Indeed, the guitar performance from Mike was pretty good. The drum writing was only half-decent. Terribly weak-sounding and didn't drive the piece along at all most of the time. Beyond some of the cooler fills, the kit basically just kept time and felt flimsy during the most straightforward sections. Definitely a major dealbreaker to me, unfortunately.

The bowed string sequencing in the background was OK, mostly covered up by the guitar being so much louder, though they could have sounded richer and more realistic. I would have layered them up some more to achieve a bigger sound. Agreed with DarkeSword on some of the cymbal flourishes being way too loud and jarring as well.

Summarizing that, you need to step it up on creating interesting, sophisticated drumwork that fits more cohesively into the big picture (especially the snare patterns), and also tone down the volume on the cymbal crashes. These issues substantially hamper any kind of rock arrangement.

Yeah, Justin, arrangement-wise, the structure was too close to the original. I actually would take an arrangement of the Ending Theme if the individual pieces were more interpretive and flowed together from section to section more smoothly, but they don't here. It's also highly unlikely anyone else could do so, but let me elaborate:

2. Submissions incorporating more than one source are allowed, but are not given special consideration or leniency with regard to the submission standards.

* Your submission must have a strong focus and direction. Medleys must sound like a single song, not multiple songs pasted together.

Explaining how it applies to this case: even though the source tune is a medley, in order to passably arrange it for here, you would have to do it in such a way that the structure seems like one continuous, evolving idea and not just several themes strung together.

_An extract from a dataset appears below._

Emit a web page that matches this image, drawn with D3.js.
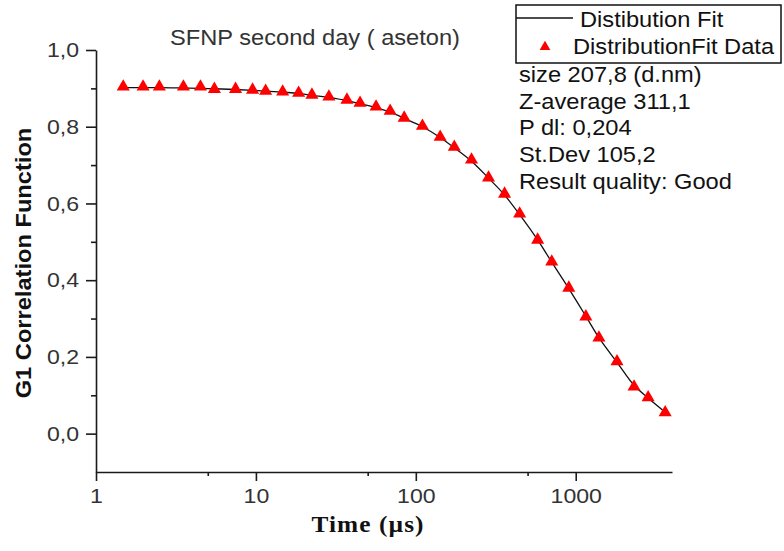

I'd hazard to say that in order to actually create a passable arrangement of this theme and use every source tune, you'd need around 2 minutes per theme and nearly every theme would have to transition smoothly into the next one, building off of the previous theme. In other words, nothing that would ever fit under 6MB. That's why the others are suggesting you tackle fewer themes, with more time and development given to each theme.